= WHAT YOU WILL DO =
Scan the lines below; pull out those with "this".

= SOURCE DATA =
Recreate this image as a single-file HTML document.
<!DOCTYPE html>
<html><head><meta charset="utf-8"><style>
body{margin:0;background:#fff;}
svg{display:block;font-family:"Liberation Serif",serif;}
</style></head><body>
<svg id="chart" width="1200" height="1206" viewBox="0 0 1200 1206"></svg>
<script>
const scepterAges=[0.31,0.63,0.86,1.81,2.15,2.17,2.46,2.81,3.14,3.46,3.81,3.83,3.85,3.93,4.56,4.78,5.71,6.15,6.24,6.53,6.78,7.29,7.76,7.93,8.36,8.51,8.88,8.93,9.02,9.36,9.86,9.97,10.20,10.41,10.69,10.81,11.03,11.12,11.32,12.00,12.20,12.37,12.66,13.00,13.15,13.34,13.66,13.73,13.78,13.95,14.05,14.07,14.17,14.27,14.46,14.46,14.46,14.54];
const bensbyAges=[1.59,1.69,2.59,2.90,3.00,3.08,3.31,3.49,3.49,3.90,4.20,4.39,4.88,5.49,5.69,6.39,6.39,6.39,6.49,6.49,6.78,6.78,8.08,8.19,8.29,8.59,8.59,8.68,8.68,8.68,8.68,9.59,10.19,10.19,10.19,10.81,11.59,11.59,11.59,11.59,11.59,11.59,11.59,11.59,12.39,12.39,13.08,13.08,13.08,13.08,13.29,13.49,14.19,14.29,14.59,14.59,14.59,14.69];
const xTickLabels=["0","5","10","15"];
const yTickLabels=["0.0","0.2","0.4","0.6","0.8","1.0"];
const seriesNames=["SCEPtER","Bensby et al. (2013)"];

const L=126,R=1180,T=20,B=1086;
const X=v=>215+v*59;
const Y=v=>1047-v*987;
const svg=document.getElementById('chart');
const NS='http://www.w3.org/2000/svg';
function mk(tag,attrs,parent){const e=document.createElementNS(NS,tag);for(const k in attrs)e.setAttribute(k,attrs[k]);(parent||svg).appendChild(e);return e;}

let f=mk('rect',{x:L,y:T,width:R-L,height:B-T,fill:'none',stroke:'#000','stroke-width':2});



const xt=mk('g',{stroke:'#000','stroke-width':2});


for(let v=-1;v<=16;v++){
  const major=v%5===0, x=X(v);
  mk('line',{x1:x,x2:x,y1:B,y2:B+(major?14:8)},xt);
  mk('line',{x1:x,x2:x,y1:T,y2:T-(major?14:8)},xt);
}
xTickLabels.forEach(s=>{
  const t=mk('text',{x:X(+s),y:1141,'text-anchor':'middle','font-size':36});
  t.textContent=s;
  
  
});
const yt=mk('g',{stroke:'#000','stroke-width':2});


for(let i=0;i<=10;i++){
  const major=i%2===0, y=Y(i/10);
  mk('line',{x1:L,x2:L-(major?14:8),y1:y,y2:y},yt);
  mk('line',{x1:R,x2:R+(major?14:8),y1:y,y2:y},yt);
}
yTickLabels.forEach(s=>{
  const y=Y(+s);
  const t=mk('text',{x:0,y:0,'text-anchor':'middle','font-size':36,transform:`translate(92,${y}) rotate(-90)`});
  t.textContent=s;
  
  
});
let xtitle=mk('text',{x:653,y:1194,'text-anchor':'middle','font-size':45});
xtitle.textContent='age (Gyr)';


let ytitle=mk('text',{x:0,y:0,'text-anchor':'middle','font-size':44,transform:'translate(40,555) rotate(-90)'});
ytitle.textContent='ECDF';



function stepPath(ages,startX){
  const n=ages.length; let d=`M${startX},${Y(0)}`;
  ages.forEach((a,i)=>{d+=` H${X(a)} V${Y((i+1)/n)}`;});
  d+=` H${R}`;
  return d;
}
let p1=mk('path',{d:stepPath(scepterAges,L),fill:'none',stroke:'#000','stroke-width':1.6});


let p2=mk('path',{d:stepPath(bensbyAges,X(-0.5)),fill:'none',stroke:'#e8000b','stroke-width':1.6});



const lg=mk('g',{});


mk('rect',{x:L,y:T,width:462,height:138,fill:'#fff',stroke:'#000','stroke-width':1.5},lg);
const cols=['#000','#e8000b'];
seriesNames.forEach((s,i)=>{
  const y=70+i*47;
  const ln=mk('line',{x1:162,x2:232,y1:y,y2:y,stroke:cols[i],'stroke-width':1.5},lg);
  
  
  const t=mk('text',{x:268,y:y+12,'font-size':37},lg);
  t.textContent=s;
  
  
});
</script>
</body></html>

--

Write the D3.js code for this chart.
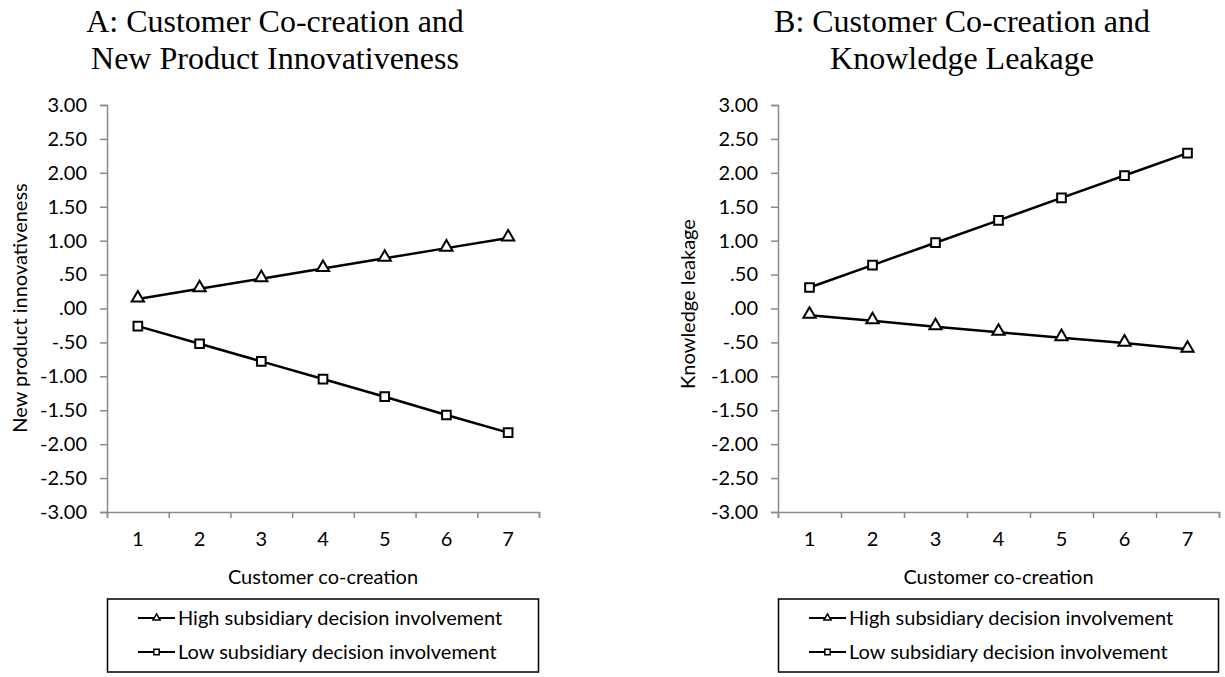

= RESULT =
Recreate this image as a single-file HTML document.
Write the D3.js code for this chart.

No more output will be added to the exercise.